Mezvrishvili emphasised that ‘drug dealers must be punished with the utmost severity’ without any compromise and the state should shift from a punitive policy against users to a prevention-focused approach. However, according to her, Georgian Dream has no real interest in the victims of drug use.

Mandatory treatment

Under the adopted amendments, the legislation now includes provisions on the mandatory treatment of individuals ‘diagnosed with drug addiction’.

Anyone whom the state  deems to be ‘addicted to drugs’ and who is convicted of a drug-related crime under the Criminal Code may be subjected to mandatory treatment.

According to the changes, treatment can be ordered for a period of up to two years, based on a medical assessment issued by a commission of specialists.

‘Mandatory treatment for a person diagnosed with drug addiction may be ordered either when the individual is fully exempted from serving their sentence or when their sentence is conditionally suspended. If the person is conditionally released before completing their sentence, the mandatory treatment may be continued’, the law read.

Georgian Dream named crime prevention and the person’s recovery as the goals of mandatory treatment. However, critics emphasised that such an approach will not help people who use drugs.

‘The authors of the reform view coercion as a solution when it comes to treatment — a stance that reflects outdated and harmful practices rooted in Soviet-era ideology. This approach contradicts human rights and modern medical ethics’, the Georgian Association of Addictologists (GAA) noted in its statement, adding that ‘according to scientific evidence, effective and sustainable treatment must be based on the patient's consent, trust, and motivation — not on control and repression’.

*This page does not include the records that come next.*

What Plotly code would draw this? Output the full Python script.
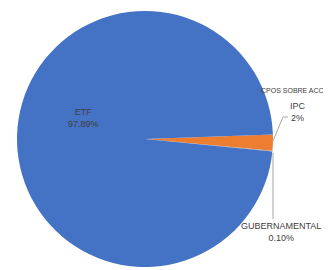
import plotly.graph_objects as go

labels = ["CPOS SOBRE ACC", "GUBERNAMENTAL", "ETF"]
values = [2.01, 0.10, 97.89]
text_pct = ["2%", "0.10%", "97.89%"]
colors = ["#ED7D31", "#A5A5A5", "#4472C4"]

W, H = 331, 270
OFF = 8  # page body margin

def px(x):
    return (x - OFF) / W

def py(y):
    return 1 - (y - OFF) / H

fig = go.Figure(go.Pie(
    labels=labels,
    values=values,
    sort=False,
    direction="clockwise",
    rotation=88,
    marker=dict(colors=colors, line=dict(width=0)),
    textinfo="none",
    hoverinfo="label+percent",
    showlegend=False,
    domain=dict(x=[px(17), px(273)], y=[py(267), py(11)]),
))

font = dict(family="Liberation Sans, Arial, sans-serif", size=9, color="#404040")

def ann(text, x, y, xanchor="center", size=9):
    f = dict(font)
    f["size"] = size
    fig.add_annotation(
        x=px(x), y=py(y), xref="paper", yref="paper",
        text=text, showarrow=False, font=f,
        xanchor=xanchor, yanchor="middle", align="center",
    )

# CPOS label
ann(labels[0], 259, 90, xanchor="left", size=7)
ann("IPC<br>" + text_pct[0], 298, 112)
# GUBERNAMENTAL label
ann(labels[1] + "<br>" + text_pct[1], 281, 232)
# ETF label
ann(labels[2] + "<br>" + text_pct[2], 83, 118)

line_style = dict(color="#A6A6A6", width=1)
# leader lines
fig.add_shape(type="line", xref="paper", yref="paper",
              x0=px(273), y0=py(141), x1=px(283), y1=py(117), line=line_style)
fig.add_shape(type="line", xref="paper", yref="paper",
              x0=px(283), y0=py(117), x1=px(288), y1=py(117), line=line_style)
fig.add_shape(type="line", xref="paper", yref="paper",
              x0=px(273), y0=py(153), x1=px(273), y1=py(219), line=line_style)

fig.update_layout(
    width=W, height=H,
    margin=dict(l=0, r=0, t=0, b=0),
    paper_bgcolor="white",
    plot_bgcolor="white",
)

fig.write_html("out.html")
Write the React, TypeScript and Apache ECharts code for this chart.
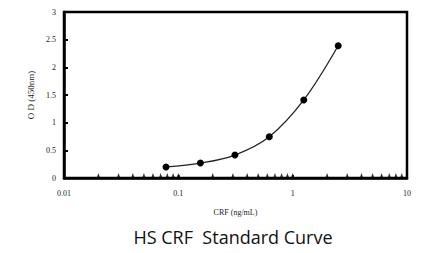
import React, { useEffect, useRef } from "react";
import * as echarts from "echarts";

const concentrations = [0.078, 0.156, 0.3125, 0.625, 1.25, 2.5];
const odValues = [0.2, 0.27, 0.415, 0.745, 1.41, 2.39];
const minorTickValues = [
  0.02, 0.03, 0.04, 0.05, 0.06, 0.07, 0.08, 0.09, 0.1,
  0.2, 0.3, 0.4, 0.5, 0.6, 0.7, 0.8, 0.9, 1,
  2, 3, 4, 5, 6, 7, 8, 9,
];
const xTickLabels: Record<string, string> = { "0.01": "0.01", "0.1": "0.1", "1": "1", "10": "10" };
const yTickLabels = ["0", "0.5", "1", "1.5", "2", "2.5", "3"];

export default function App() {
  const ref = useRef<HTMLDivElement>(null);
  useEffect(() => {
    if (!ref.current) return;
    const chart = echarts.init(ref.current, null, { renderer: "svg" });
    const serif = "'Liberation Serif', 'DejaVu Serif', serif";
    chart.setOption({
      animation: false,
      backgroundColor: "#fff",
      title: {
        text: "HS CRF  Standard Curve",
        left: 228,
        textAlign: "center",
        top: 223,
        textStyle: { fontFamily: "'Open Sans', sans-serif", fontSize: 18, fontWeight: 500, color: "#111" },
      },
      grid: { left: 64, right: 18, top: 12, bottom: 75, show: true, borderColor: "#000", borderWidth: 2.5 },
      xAxis: {
        type: "log",
        logBase: 10,
        min: 0.01,
        max: 10,
        name: "CRF (ng/mL)",
        nameLocation: "middle",
        nameGap: 30,
        nameTextStyle: { fontFamily: serif, fontSize: 8, color: "#222" },
        axisLine: { lineStyle: { color: "#000", width: 2.5 } },
        axisTick: { show: true, inside: true, length: 3, lineStyle: { color: "#000", width: 1.5 } },
        splitLine: { show: false },
        axisLabel: {
          margin: 11,
          fontFamily: serif,
          fontSize: 8,
          color: "#222",
          formatter: (v: number) => xTickLabels[String(v)] ?? String(v),
        },
      },
      yAxis: {
        type: "value",
        min: 0,
        max: 3,
        interval: 0.5,
        name: "O D (450nm)",
        nameLocation: "middle",
        nameGap: 29,
        nameTextStyle: { fontFamily: serif, fontSize: 9, color: "#222" },
        axisLine: { show: true, lineStyle: { color: "#000", width: 2.5 } },
        axisTick: { show: true, inside: true, length: 4, lineStyle: { color: "#000", width: 2 } },
        splitLine: { show: false },
        axisLabel: {
          margin: 8,
          fontFamily: serif,
          fontSize: 8,
          color: "#222",
          formatter: (v: number) => yTickLabels[Math.round(v / 0.5)] ?? String(v),
        },
      },
      series: [
        {
          type: "line",
          data: concentrations.map((c, i) => [c, odValues[i]]),
          smooth: 0.35,
          symbol: "circle",
          symbolSize: 7,
          itemStyle: { color: "#000" },
          lineStyle: { color: "#222", width: 1.3 },
          z: 3,
        },
        {
          type: "scatter",
          data: minorTickValues.map((v) => [v, 0]),
          symbol: "triangle",
          symbolSize: [3.5, 5],
          symbolOffset: [0, -2.5],
          itemStyle: { color: "#000" },
          silent: true,
          z: 2,
        },
      ],
    });
    return () => chart.dispose();
  }, []);
  return <div ref={ref} style={{ position: "fixed", left: 0, top: 0, width: 425, height: 253 }} />;
}
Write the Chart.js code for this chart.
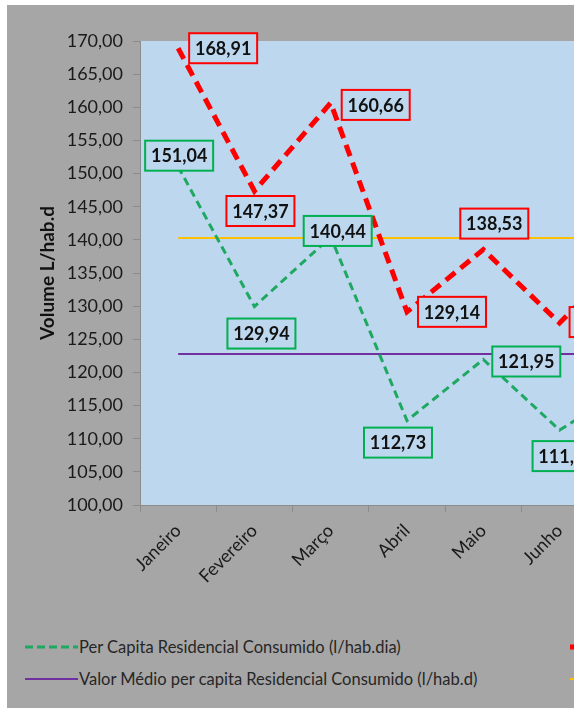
<!DOCTYPE html>
<html>
<head>
<meta charset="utf-8">
<script src="https://cdn.jsdelivr.net/npm/chart.js@4.4.1/dist/chart.umd.min.js"></script>
<style>
  html, body { margin: 0; padding: 0; background: #ffffff; overflow: hidden; width: 574px; height: 708px; }
  #frame { position: absolute; left: 7px; top: 5px; width: 567px; height: 703px; background: #a6a6a6; overflow: hidden; }
  #chart { position: absolute; left: 0; top: 0; }
  .leg { position: absolute; height: 20px; display: flex; align-items: center; white-space: nowrap;
         font-family: Lato, "Open Sans", sans-serif; font-size: 16.5px; color: #262626; }
  .leg svg { margin-right: 1px; }
</style>
</head>
<body>
<div id="frame">
  <canvas id="chart" width="667" height="600"></canvas>
  <div id="legend"></div>
</div>
<script>
// Months on the category axis
const months = ['Janeiro', 'Fevereiro', 'Março', 'Abril', 'Maio', 'Junho', 'Julho'];

// Per capita residential volume, consumed (l/hab.dia)
const consumed = [151.04, 129.94, 140.44, 112.73, 121.95, 111.30, 118.50];
// Per capita residential volume, billed (l/hab.dia)
const billed = [168.91, 147.37, 160.66, 129.14, 138.53, 127.45, 139.00];
// Mean values of each series
const consumedAvg = [122.78, 122.78, 122.78, 122.78, 122.78, 122.78, 122.78];
const billedAvg = [140.27, 140.27, 140.27, 140.27, 140.27, 140.27, 140.27];

// Y axis range and step
const yMin = 100, yMax = 170, yStep = 5;

// Where each value box sits relative to its point [dx, dy]
const consumedBoxOffsets = [[1, -11], [7, 27], [7, -6], [-9, 22], [43, 2], [7, 26], null];
const billedBoxOffsets = [[45, 0], [6, 20], [45, 2], [45, 0], [11, -26], [44, -1], null];

const PLOT_BG = '#bdd7ee';
const AXIS = '#8c8c8c';
const fmt = v => v.toFixed(2).replace('.', ',');

const plotBg = {
  id: 'plotBg',
  beforeDraw(chart) {
    const { ctx, chartArea: a } = chart;
    ctx.save();
    ctx.fillStyle = PLOT_BG;
    ctx.fillRect(a.left, a.top, a.right - a.left, a.bottom - a.top);
    ctx.restore();
  }
};

const valueBoxes = {
  id: 'valueBoxes',
  afterDatasetsDraw(chart) {
    const ctx = chart.ctx;
    chart.data.datasets.forEach((ds, di) => {
      if (!ds.boxOffsets) return;
      const meta = chart.getDatasetMeta(di);
      meta.data.forEach((pt, i) => {
        const off = ds.boxOffsets[i];
        if (!off) return;
        const cx = pt.x + off[0], cy = pt.y + off[1];
        const w = 68, h = 30;
        ctx.save();
        ctx.fillStyle = PLOT_BG;
        ctx.fillRect(cx - w / 2, cy - h / 2, w, h);
        ctx.strokeStyle = ds.boxColor;
        ctx.lineWidth = 2;
        ctx.strokeRect(cx - w / 2, cy - h / 2, w, h);
        ctx.fillStyle = '#111111';
        ctx.font = 'bold 18px Lato';
        ctx.textAlign = 'center';
        ctx.textBaseline = 'middle';
        ctx.fillText(fmt(ds.data[i]), cx, cy + 1);
        ctx.restore();
      });
    });
  }
};

const tickFont = { family: 'Lato', size: 18 };

const chart = new Chart(document.getElementById('chart'), {
  type: 'line',
  data: {
    labels: months,
    datasets: [
      {
        label: 'Per Capita Residencial Consumido (l/hab.dia)',
        data: consumed, borderColor: '#1fa862', borderWidth: 3, borderDash: [8, 5],
        pointRadius: 0, tension: 0, fill: false,
        boxOffsets: consumedBoxOffsets, boxColor: '#00b050', legendDash: '8 4', legendWidth: 3
      },
      {
        label: 'Per Capita Residencial Faturado (l/hab.dia)',
        data: billed, borderColor: '#ff0000', borderWidth: 5, borderDash: [12, 7],
        pointRadius: 0, tension: 0, fill: false,
        boxOffsets: billedBoxOffsets, boxColor: '#ff0000', legendDash: '12 6', legendWidth: 5
      },
      {
        label: 'Valor Médio per capita Residencial Consumido (l/hab.d)',
        data: consumedAvg, borderColor: '#7030a0', borderWidth: 2,
        pointRadius: 0, tension: 0, fill: false, legendWidth: 2
      },
      {
        label: 'Valor Médio per capita Residencial Faturado (l/hab.d)',
        data: billedAvg, borderColor: '#ffc000', borderWidth: 2,
        pointRadius: 0, tension: 0, fill: false, legendWidth: 2
      }
    ]
  },
  options: {
    responsive: false,
    animation: false,
    devicePixelRatio: 1,
    layout: { padding: { top: 36, left: 0, right: 0, bottom: 0 } },
    plugins: { legend: { display: false }, tooltip: { enabled: false } },
    scales: {
      x: {
        offset: true,
        grid: { offset: true, drawOnChartArea: false, tickLength: 7, color: AXIS },
        border: { color: AXIS, width: 1 },
        ticks: { minRotation: 45, maxRotation: 45, font: tickFont, color: '#1a1a1a', padding: 8 },
        afterFit(s) { s.height = 100; }
      },
      y: {
        min: yMin, max: yMax,
        ticks: { stepSize: yStep, callback: v => fmt(v), font: tickFont, color: '#1a1a1a', padding: 10 },
        grid: { drawOnChartArea: false, tickLength: 7, color: AXIS },
        border: { color: AXIS, width: 1 },
        title: {
          display: true, text: 'Volume L/hab.d', color: '#111111',
          font: { family: 'Lato', size: 19, weight: 'bold' },
          padding: { top: 29, bottom: 0 }
        },
        afterFit(s) { s.width = 133; }
      }
    }
  },
  plugins: [plotBg, valueBoxes]
});

// Two-column legend built from the datasets
const legendSpots = [[18, 632], [563, 632], [18, 664], [563, 664]];
const legend = document.getElementById('legend');
chart.data.datasets.forEach((ds, i) => {
  const [x, y] = legendSpots[i];
  const item = document.createElement('div');
  item.className = 'leg';
  item.style.left = x + 'px';
  item.style.top = y + 'px';
  const dash = ds.legendDash ? ` stroke-dasharray="${ds.legendDash}"` : '';
  item.innerHTML =
    `<svg width="53" height="10"><line x1="0" y1="5" x2="53" y2="5" stroke="${ds.borderColor}" stroke-width="${ds.legendWidth}"${dash}/></svg>` +
    `<span>${ds.label}</span>`;
  legend.appendChild(item);
});
</script>
</body>
</html>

The association noted that treatment, rehabilitation, and evidence-based prevention services for drug and gambling addictions are underdeveloped and financially inaccessible in Georgia — making it impossible to effectively address drug-related problems.

Critics have repeatedly described Georgia’s drug policy as harsh and ineffective. In particular, they have stated that instead of addressing drug-related issues in a systematic way, including properly studying the black market and informing the public, as well as developing the proper rehabilitation practices, the current policy focuses only on punishing users.

The drug-related amendments are just one of many legislative changes announced or already adopted by Georgian Dream, which the party claims are necessary to fight the ‘influence of external forces’.

In February, Georgian Dream parliamentary leader Mamuka Mdinaradze announced the changes against ‘liberal drug policy’ during the same press briefing where he proposed a media law and a Georgian translation of the US Foreign Agents Registration Act (FARA). All the bills have already been passed.

In response to Mdinaradze, the GAA stated that ‘in reality, Georgia's drug policy has never been liberal’.

‘The drug policy of Georgia, with Soviet inertia, has traditionally been and remains punitive’, the association added.